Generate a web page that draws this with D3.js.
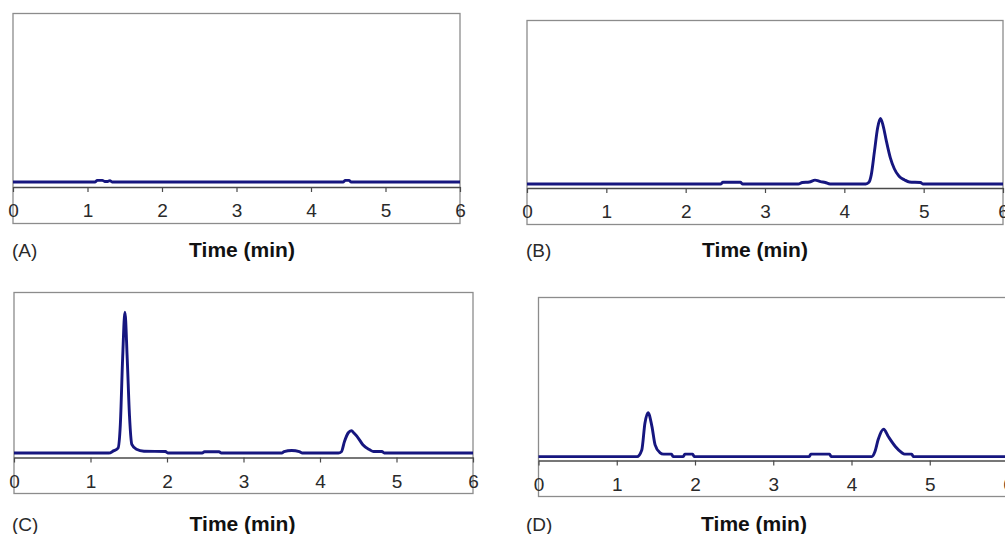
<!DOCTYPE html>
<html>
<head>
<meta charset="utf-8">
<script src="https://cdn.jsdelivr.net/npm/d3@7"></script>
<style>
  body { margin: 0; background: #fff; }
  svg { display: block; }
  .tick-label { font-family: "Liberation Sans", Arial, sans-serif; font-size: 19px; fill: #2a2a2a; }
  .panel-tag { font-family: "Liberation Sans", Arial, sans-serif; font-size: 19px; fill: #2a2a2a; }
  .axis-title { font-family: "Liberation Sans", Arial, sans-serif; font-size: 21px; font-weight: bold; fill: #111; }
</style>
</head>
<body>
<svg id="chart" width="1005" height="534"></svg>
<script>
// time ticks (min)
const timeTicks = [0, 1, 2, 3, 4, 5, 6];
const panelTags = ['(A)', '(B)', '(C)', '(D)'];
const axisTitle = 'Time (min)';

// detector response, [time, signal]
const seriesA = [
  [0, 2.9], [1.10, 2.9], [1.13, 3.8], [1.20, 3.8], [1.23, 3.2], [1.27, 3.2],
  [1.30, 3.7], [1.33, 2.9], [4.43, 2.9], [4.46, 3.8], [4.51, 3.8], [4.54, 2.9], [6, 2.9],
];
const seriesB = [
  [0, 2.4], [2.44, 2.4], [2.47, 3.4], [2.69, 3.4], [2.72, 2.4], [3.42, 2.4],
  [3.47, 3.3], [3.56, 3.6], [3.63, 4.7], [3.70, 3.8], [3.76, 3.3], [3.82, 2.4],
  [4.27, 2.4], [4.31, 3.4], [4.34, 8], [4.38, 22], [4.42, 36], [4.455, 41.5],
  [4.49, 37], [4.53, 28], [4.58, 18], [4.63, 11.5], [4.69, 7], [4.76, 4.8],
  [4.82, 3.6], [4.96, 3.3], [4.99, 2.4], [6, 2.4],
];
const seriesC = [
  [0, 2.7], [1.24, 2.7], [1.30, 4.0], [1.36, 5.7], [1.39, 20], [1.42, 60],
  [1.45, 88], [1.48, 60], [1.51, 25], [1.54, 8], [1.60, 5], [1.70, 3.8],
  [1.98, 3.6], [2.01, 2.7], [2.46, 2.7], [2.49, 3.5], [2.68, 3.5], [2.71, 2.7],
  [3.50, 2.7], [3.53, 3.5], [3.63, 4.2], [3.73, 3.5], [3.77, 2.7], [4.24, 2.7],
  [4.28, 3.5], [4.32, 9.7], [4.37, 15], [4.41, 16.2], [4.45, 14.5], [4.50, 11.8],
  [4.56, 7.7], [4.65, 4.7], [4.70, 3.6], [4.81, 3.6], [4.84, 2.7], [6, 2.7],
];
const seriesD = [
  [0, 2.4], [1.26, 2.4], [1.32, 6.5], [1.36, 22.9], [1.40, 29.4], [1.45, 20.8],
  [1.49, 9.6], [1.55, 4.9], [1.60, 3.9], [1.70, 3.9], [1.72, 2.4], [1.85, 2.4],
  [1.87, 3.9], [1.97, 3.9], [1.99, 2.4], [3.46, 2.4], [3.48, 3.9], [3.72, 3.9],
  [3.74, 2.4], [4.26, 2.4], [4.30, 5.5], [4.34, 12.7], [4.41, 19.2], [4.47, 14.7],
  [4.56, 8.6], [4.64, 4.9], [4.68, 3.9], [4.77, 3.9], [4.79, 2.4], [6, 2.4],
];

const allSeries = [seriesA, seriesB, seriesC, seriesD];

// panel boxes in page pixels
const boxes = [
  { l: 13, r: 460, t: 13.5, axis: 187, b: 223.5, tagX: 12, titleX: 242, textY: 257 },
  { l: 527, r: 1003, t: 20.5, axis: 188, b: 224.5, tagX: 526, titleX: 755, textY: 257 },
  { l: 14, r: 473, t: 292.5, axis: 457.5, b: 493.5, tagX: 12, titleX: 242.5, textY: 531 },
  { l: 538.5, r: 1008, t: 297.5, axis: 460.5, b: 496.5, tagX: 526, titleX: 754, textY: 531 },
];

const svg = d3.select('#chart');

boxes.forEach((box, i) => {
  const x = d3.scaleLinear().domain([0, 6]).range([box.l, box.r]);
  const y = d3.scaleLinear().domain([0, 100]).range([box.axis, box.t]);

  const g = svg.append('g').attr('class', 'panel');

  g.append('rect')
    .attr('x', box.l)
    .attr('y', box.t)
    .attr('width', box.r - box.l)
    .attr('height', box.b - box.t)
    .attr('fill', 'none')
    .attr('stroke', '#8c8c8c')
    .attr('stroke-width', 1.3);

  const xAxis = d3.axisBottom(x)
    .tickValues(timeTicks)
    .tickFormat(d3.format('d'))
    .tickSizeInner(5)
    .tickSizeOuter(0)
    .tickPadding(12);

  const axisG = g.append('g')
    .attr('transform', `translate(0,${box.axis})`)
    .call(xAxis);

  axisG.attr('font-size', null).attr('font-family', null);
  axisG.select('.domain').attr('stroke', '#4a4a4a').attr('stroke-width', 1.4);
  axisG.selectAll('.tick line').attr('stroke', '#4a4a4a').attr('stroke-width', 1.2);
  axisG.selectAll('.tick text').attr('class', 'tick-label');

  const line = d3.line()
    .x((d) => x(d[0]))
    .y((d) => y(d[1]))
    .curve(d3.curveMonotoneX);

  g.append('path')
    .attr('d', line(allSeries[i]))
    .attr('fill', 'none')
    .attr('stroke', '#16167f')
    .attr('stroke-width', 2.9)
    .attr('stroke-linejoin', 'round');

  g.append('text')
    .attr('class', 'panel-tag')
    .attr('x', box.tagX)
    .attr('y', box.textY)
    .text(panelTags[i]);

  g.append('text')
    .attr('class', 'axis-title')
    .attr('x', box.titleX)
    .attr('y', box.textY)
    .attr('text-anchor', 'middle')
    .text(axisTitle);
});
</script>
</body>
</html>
...
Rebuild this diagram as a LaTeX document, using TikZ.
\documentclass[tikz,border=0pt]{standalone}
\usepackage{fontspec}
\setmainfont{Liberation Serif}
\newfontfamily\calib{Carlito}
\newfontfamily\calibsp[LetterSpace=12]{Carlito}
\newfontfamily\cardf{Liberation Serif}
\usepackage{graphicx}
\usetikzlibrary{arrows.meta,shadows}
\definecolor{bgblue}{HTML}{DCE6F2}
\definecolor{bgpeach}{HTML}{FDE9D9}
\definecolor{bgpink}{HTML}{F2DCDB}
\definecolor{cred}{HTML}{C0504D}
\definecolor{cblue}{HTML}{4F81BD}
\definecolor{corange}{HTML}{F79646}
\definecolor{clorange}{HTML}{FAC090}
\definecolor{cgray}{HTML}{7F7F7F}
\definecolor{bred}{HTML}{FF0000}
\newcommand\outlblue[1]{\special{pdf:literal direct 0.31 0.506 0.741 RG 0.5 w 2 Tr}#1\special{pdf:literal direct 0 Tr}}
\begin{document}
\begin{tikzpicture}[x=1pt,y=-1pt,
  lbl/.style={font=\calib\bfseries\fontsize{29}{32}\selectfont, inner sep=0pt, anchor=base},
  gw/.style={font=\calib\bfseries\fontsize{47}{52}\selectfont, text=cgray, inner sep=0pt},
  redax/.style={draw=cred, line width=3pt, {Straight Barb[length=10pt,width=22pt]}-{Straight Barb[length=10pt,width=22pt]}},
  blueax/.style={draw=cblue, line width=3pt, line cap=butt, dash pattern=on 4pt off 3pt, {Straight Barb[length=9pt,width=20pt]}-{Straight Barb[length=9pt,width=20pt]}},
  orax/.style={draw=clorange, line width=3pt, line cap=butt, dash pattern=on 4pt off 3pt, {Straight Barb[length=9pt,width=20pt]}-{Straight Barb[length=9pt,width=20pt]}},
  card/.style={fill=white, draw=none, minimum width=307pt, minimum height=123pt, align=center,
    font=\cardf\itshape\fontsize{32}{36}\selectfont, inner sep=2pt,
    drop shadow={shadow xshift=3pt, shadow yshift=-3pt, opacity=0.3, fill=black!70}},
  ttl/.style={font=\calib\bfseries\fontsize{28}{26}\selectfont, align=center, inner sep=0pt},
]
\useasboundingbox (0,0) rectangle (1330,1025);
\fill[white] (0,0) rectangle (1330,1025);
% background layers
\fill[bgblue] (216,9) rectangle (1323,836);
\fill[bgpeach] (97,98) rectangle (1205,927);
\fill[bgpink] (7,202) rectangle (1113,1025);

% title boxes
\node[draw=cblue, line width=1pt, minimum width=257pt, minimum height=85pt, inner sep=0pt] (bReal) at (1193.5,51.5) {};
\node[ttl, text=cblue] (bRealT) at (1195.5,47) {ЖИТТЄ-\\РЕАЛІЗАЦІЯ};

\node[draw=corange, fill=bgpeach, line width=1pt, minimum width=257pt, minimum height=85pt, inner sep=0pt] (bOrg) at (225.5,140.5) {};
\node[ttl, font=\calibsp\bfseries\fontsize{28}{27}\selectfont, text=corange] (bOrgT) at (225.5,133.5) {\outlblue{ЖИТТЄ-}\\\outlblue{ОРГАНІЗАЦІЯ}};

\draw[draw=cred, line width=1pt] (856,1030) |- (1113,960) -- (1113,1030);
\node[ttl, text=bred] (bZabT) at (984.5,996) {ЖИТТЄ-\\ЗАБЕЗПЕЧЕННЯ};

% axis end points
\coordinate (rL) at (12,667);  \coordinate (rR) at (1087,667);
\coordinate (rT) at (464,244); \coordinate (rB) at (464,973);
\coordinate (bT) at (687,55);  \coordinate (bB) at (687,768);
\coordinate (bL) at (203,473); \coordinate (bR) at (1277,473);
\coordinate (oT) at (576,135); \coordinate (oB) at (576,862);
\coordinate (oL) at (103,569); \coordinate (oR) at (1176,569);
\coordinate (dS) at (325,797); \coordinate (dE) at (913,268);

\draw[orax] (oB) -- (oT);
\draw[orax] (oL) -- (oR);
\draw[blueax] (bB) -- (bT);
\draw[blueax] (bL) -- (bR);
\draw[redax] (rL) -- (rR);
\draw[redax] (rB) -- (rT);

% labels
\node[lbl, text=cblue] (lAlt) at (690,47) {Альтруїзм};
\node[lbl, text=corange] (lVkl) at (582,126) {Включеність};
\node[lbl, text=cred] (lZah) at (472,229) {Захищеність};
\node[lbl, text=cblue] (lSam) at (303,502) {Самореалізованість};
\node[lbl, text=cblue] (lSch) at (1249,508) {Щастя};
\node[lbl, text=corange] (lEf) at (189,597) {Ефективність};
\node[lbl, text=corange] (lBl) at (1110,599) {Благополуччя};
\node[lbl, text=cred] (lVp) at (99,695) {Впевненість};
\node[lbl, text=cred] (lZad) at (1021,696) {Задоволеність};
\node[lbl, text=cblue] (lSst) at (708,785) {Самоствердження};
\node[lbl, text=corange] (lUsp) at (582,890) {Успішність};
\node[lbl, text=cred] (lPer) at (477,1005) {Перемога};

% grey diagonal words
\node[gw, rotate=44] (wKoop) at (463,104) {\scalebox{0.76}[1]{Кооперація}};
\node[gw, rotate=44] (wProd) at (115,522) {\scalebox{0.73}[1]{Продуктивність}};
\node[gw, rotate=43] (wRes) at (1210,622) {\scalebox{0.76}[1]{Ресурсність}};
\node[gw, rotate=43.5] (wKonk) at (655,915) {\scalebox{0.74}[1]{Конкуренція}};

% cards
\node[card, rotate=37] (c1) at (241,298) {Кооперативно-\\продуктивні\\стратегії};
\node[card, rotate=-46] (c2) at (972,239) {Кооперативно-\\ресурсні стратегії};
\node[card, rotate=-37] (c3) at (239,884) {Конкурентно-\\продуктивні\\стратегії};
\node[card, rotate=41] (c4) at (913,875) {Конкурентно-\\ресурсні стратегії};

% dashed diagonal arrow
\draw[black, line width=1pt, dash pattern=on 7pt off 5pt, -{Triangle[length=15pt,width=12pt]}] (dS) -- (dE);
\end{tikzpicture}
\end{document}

YOUR INSTRUCTIONS: Make an exact copy of the lines from the one with "Generate a web" through the one with "const allSeries = [seriesA, seriesB, seriesC, seriesD];", both ends in, and nothing else. Drop every picture.

SOLUTION TO THIS TASK:
Generate a web page that draws this with D3.js.
<!DOCTYPE html>
<html>
<head>
<meta charset="utf-8">
<script src="https://cdn.jsdelivr.net/npm/d3@7"></script>
<style>
  body { margin: 0; background: #fff; }
  svg { display: block; }
  .tick-label { font-family: "Liberation Sans", Arial, sans-serif; font-size: 19px; fill: #2a2a2a; }
  .panel-tag { font-family: "Liberation Sans", Arial, sans-serif; font-size: 19px; fill: #2a2a2a; }
  .axis-title { font-family: "Liberation Sans", Arial, sans-serif; font-size: 21px; font-weight: bold; fill: #111; }
</style>
</head>
<body>
<svg id="chart" width="1005" height="534"></svg>
<script>
// time ticks (min)
const timeTicks = [0, 1, 2, 3, 4, 5, 6];
const panelTags = ['(A)', '(B)', '(C)', '(D)'];
const axisTitle = 'Time (min)';

// detector response, [time, signal]
const seriesA = [
  [0, 2.9], [1.10, 2.9], [1.13, 3.8], [1.20, 3.8], [1.23, 3.2], [1.27, 3.2],
  [1.30, 3.7], [1.33, 2.9], [4.43, 2.9], [4.46, 3.8], [4.51, 3.8], [4.54, 2.9], [6, 2.9],
];
const seriesB = [
  [0, 2.4], [2.44, 2.4], [2.47, 3.4], [2.69, 3.4], [2.72, 2.4], [3.42, 2.4],
  [3.47, 3.3], [3.56, 3.6], [3.63, 4.7], [3.70, 3.8], [3.76, 3.3], [3.82, 2.4],
  [4.27, 2.4], [4.31, 3.4], [4.34, 8], [4.38, 22], [4.42, 36], [4.455, 41.5],
  [4.49, 37], [4.53, 28], [4.58, 18], [4.63, 11.5], [4.69, 7], [4.76, 4.8],
  [4.82, 3.6], [4.96, 3.3], [4.99, 2.4], [6, 2.4],
];
const seriesC = [
  [0, 2.7], [1.24, 2.7], [1.30, 4.0], [1.36, 5.7], [1.39, 20], [1.42, 60],
  [1.45, 88], [1.48, 60], [1.51, 25], [1.54, 8], [1.60, 5], [1.70, 3.8],
  [1.98, 3.6], [2.01, 2.7], [2.46, 2.7], [2.49, 3.5], [2.68, 3.5], [2.71, 2.7],
  [3.50, 2.7], [3.53, 3.5], [3.63, 4.2], [3.73, 3.5], [3.77, 2.7], [4.24, 2.7],
  [4.28, 3.5], [4.32, 9.7], [4.37, 15], [4.41, 16.2], [4.45, 14.5], [4.50, 11.8],
  [4.56, 7.7], [4.65, 4.7], [4.70, 3.6], [4.81, 3.6], [4.84, 2.7], [6, 2.7],
];
const seriesD = [
  [0, 2.4], [1.26, 2.4], [1.32, 6.5], [1.36, 22.9], [1.40, 29.4], [1.45, 20.8],
  [1.49, 9.6], [1.55, 4.9], [1.60, 3.9], [1.70, 3.9], [1.72, 2.4], [1.85, 2.4],
  [1.87, 3.9], [1.97, 3.9], [1.99, 2.4], [3.46, 2.4], [3.48, 3.9], [3.72, 3.9],
  [3.74, 2.4], [4.26, 2.4], [4.30, 5.5], [4.34, 12.7], [4.41, 19.2], [4.47, 14.7],
  [4.56, 8.6], [4.64, 4.9], [4.68, 3.9], [4.77, 3.9], [4.79, 2.4], [6, 2.4],
];

const allSeries = [seriesA, seriesB, seriesC, seriesD];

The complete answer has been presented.